[Stated task]: Transcribe everything in the data word for word. Pictures are left out.

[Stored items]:
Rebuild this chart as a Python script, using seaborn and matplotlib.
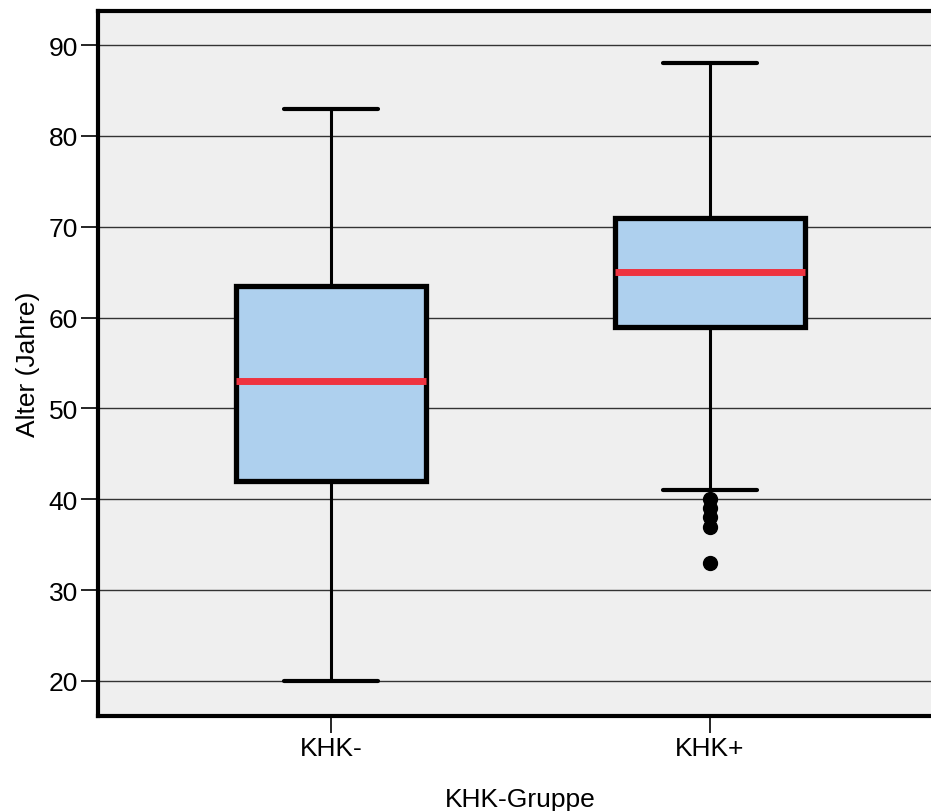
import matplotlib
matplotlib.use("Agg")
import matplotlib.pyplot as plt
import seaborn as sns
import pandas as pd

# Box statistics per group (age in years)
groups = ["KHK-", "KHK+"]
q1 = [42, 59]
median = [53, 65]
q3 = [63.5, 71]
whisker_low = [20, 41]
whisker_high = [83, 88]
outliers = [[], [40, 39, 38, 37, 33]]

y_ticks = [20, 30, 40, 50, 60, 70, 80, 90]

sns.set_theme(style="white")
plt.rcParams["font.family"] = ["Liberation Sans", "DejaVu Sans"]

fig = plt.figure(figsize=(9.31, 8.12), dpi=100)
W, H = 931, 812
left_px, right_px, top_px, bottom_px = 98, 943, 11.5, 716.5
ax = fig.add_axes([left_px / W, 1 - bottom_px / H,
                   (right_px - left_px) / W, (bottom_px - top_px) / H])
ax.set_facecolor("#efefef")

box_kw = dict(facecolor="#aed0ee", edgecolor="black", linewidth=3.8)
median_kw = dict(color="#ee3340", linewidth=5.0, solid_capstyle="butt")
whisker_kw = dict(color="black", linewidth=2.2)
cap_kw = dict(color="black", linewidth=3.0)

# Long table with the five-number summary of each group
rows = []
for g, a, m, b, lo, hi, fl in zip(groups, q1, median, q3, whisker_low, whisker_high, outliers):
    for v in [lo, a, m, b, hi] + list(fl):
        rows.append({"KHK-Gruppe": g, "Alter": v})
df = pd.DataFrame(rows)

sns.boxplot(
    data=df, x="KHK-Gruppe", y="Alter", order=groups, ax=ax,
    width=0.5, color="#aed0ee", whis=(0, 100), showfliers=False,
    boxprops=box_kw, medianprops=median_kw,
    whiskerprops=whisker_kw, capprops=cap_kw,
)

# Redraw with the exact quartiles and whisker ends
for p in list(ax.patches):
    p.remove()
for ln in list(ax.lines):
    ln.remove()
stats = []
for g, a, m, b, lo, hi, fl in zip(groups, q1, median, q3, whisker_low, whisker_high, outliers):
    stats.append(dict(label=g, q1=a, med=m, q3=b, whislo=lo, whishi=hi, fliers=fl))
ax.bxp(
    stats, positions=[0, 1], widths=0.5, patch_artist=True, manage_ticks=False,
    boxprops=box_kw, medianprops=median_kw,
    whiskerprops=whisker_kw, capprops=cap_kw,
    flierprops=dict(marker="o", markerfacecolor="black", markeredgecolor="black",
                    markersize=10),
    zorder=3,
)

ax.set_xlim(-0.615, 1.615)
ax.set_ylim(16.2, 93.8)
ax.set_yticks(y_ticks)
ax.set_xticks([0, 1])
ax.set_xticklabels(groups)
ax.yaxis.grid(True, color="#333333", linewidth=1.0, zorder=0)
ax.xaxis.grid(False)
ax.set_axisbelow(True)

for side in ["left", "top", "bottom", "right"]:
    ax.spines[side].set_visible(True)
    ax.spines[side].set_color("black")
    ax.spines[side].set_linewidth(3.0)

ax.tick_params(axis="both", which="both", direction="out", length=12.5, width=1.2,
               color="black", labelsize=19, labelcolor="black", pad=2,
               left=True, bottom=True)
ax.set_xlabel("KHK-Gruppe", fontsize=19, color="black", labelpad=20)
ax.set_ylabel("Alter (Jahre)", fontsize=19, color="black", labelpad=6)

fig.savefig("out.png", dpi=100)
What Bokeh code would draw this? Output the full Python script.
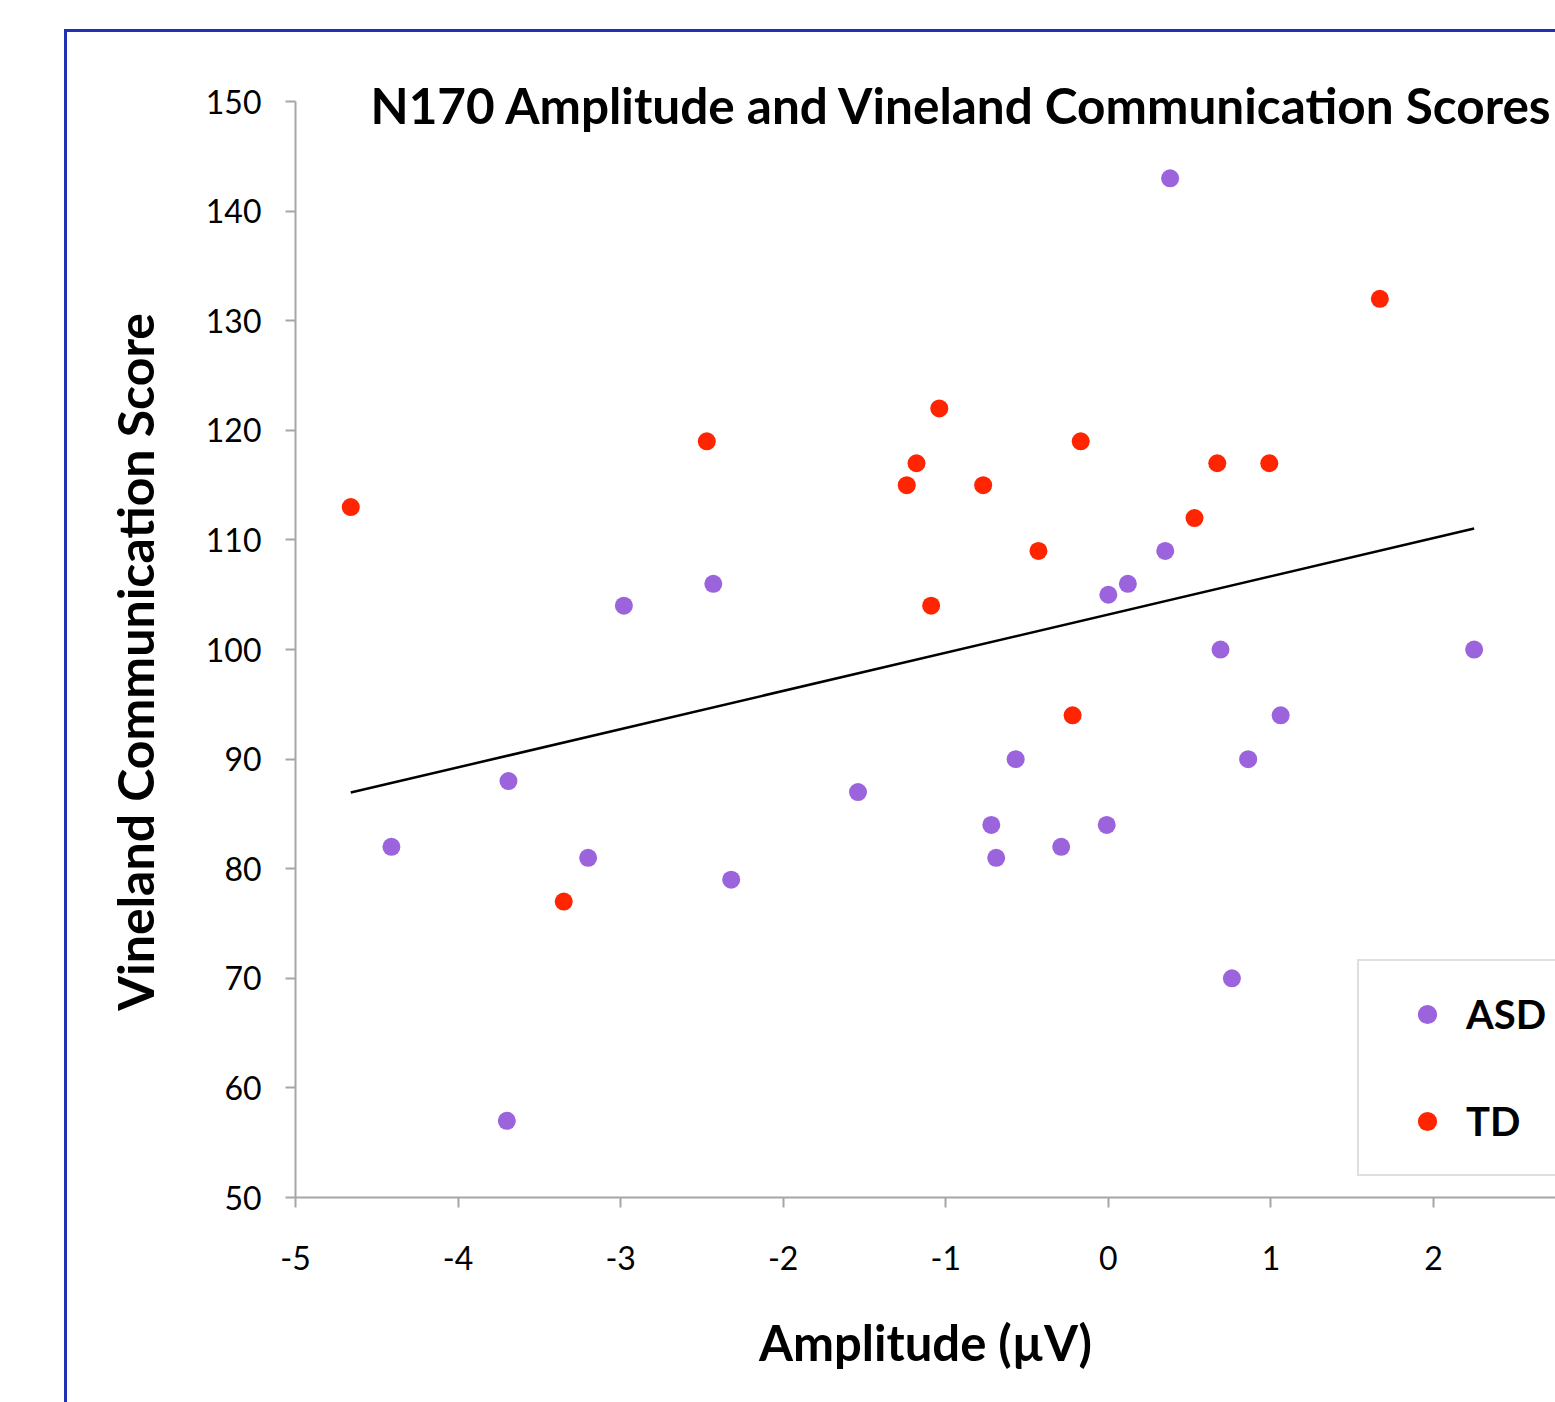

[Output of the task]:
Rebuild this chart as a Python script, using seaborn and matplotlib.
import matplotlib
matplotlib.use("Agg")
import matplotlib.pyplot as plt
import seaborn as sns
import pandas as pd

# Box statistics per group (age in years)
groups = ["KHK-", "KHK+"]
q1 = [42, 59]
median = [53, 65]
q3 = [63.5, 71]
whisker_low = [20, 41]
whisker_high = [83, 88]
outliers = [[], [40, 39, 38, 37, 33]]

y_ticks = [20, 30, 40, 50, 60, 70, 80, 90]

sns.set_theme(style="white")
plt.rcParams["font.family"] = ["Liberation Sans", "DejaVu Sans"]

fig = plt.figure(figsize=(9.31, 8.12), dpi=100)
W, H = 931, 812
left_px, right_px, top_px, bottom_px = 98, 943, 11.5, 716.5
ax = fig.add_axes([left_px / W, 1 - bottom_px / H,
                   (right_px - left_px) / W, (bottom_px - top_px) / H])
ax.set_facecolor("#efefef")

box_kw = dict(facecolor="#aed0ee", edgecolor="black", linewidth=3.8)
median_kw = dict(color="#ee3340", linewidth=5.0, solid_capstyle="butt")
whisker_kw = dict(color="black", linewidth=2.2)
cap_kw = dict(color="black", linewidth=3.0)

# Long table with the five-number summary of each group
rows = []
for g, a, m, b, lo, hi, fl in zip(groups, q1, median, q3, whisker_low, whisker_high, outliers):
    for v in [lo, a, m, b, hi] + list(fl):
        rows.append({"KHK-Gruppe": g, "Alter": v})
df = pd.DataFrame(rows)

sns.boxplot(
    data=df, x="KHK-Gruppe", y="Alter", order=groups, ax=ax,
    width=0.5, color="#aed0ee", whis=(0, 100), showfliers=False,
    boxprops=box_kw, medianprops=median_kw,
    whiskerprops=whisker_kw, capprops=cap_kw,
)

# Redraw with the exact quartiles and whisker ends
for p in list(ax.patches):
    p.remove()
for ln in list(ax.lines):
    ln.remove()
stats = []
for g, a, m, b, lo, hi, fl in zip(groups, q1, median, q3, whisker_low, whisker_high, outliers):
    stats.append(dict(label=g, q1=a, med=m, q3=b, whislo=lo, whishi=hi, fliers=fl))
ax.bxp(
    stats, positions=[0, 1], widths=0.5, patch_artist=True, manage_ticks=False,
    boxprops=box_kw, medianprops=median_kw,
    whiskerprops=whisker_kw, capprops=cap_kw,
    flierprops=dict(marker="o", markerfacecolor="black", markeredgecolor="black",
                    markersize=10),
    zorder=3,
)

ax.set_xlim(-0.615, 1.615)
ax.set_ylim(16.2, 93.8)
ax.set_yticks(y_ticks)
ax.set_xticks([0, 1])
ax.set_xticklabels(groups)
ax.yaxis.grid(True, color="#333333", linewidth=1.0, zorder=0)
ax.xaxis.grid(False)
ax.set_axisbelow(True)

for side in ["left", "top", "bottom", "right"]:
    ax.spines[side].set_visible(True)
    ax.spines[side].set_color("black")
    ax.spines[side].set_linewidth(3.0)

ax.tick_params(axis="both", which="both", direction="out", length=12.5, width=1.2,
               color="black", labelsize=19, labelcolor="black", pad=2,
               left=True, bottom=True)
ax.set_xlabel("KHK-Gruppe", fontsize=19, color="black", labelpad=20)
ax.set_ylabel("Alter (Jahre)", fontsize=19, color="black", labelpad=6)

fig.savefig("out.png", dpi=100)
What Bokeh code would draw this? Output the full Python script.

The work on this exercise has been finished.